Established by Honen Shonin in 1175, Jodo Shu is the first independent school of Pure Land Buddhism in Japan. It follows the development of original Buddhism as taught by Shakyamuni Buddha. Over 800 years since the beginning of Jodo Shu, Honen's teachings still continue to develop and to constitute a part of our daily life.
So-Honzan (The head temple)
Dai-Honzan (The headquarters temple)
The temple's main hall is called "Hondo". The current main hall was rebuilt in the Keio Period (1865-1867) and was fully renovated in 1995-1997. The kawara tiled rooftop changed to copper sheet roofing during the renovation.
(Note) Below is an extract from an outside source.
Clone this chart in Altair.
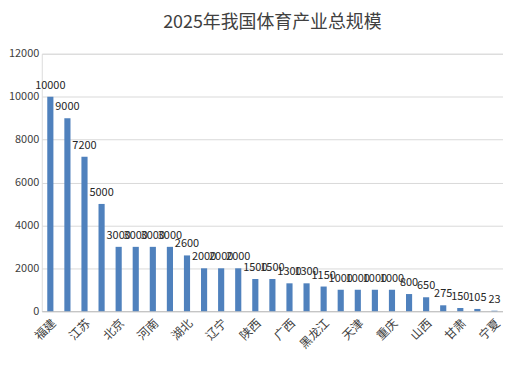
import altair as alt
import pandas as pd

provinces = ["福建", "广东", "江苏", "浙江", "北京", "上海", "河南", "山东", "湖北",
             "四川", "辽宁", "安徽", "陕西", "河北", "广西", "湖南", "黑龙江", "吉林",
             "天津", "江西", "重庆", "云南", "山西", "贵州", "甘肃", "内蒙古", "宁夏"]
values = [10000, 9000, 7200, 5000, 3000, 3000, 3000, 3000, 2600, 2000, 2000, 2000,
          1500, 1500, 1300, 1300, 1150, 1000, 1000, 1000, 1000, 800, 650, 275, 150, 105, 23]
shown_labels = provinces[::2]
y_ticks = [0, 2000, 4000, 6000, 8000, 10000, 12000]

df = pd.DataFrame({"省份": provinces, "规模": values})
FONT = "Noto Sans CJK SC"

x = alt.X("省份:N", sort=provinces,
          scale=alt.Scale(paddingInner=0.64, paddingOuter=0.32),
          axis=alt.Axis(title=None, values=shown_labels, labelAngle=-45,
                        labelFontSize=12, labelColor="#404040", labelFont=FONT,
                        ticks=False, domainColor="#bfbfbf", labelPadding=6))
y = alt.Y("规模:Q", scale=alt.Scale(domain=[0, 12000]),
          axis=alt.Axis(title=None, values=y_ticks, format="d", labelFontSize=11,
                        labelColor="#404040", labelFont=FONT, domain=False,
                        ticks=False, gridColor="#d9d9d9", labelPadding=3))

bars = alt.Chart(df).mark_bar(color="#4f81bd").encode(x=x, y=y)
text = alt.Chart(df).mark_text(baseline="bottom", dy=-6, fontSize=11,
                               color="#262626", font=FONT).encode(
    x=alt.X("省份:N", sort=provinces), y="规模:Q", text="规模:Q")

chart = (bars + text).properties(
    width=464, height=259,
    title=alt.Title("2025年我国体育产业总规模", fontSize=18, font=FONT,
                    fontWeight="normal", color="#404040", offset=16),
    padding={"left": 0, "top": 5, "right": 0, "bottom": 0},
).configure_view(stroke=None).configure(background="white")

chart.save("out.html", embed_options={"renderer": "svg", "actions": False})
The engravings on the bottom edge of the roof are the works of Nuinosuke Goto (1825-unknown)
Kaizando is Hokokuji's multipurpose hall and is rented to the public for ceremonial occasions such as funerals, wakes and memorial services. It is equipped with accommodation and a kitchen for overnight use. A wooden statue of Ryochu Shonin is enshrined inside.
Shoro is the oldest structure in Hokokuji, however it is unknown when it was built. Sadly, the original bell was seized by the government in the Second World War due to shortages of metal. The current bell was made in the 33rd year of Showa (1958). Shoro is open to the public in the Joyanokane service at midnight on New Year's Eve.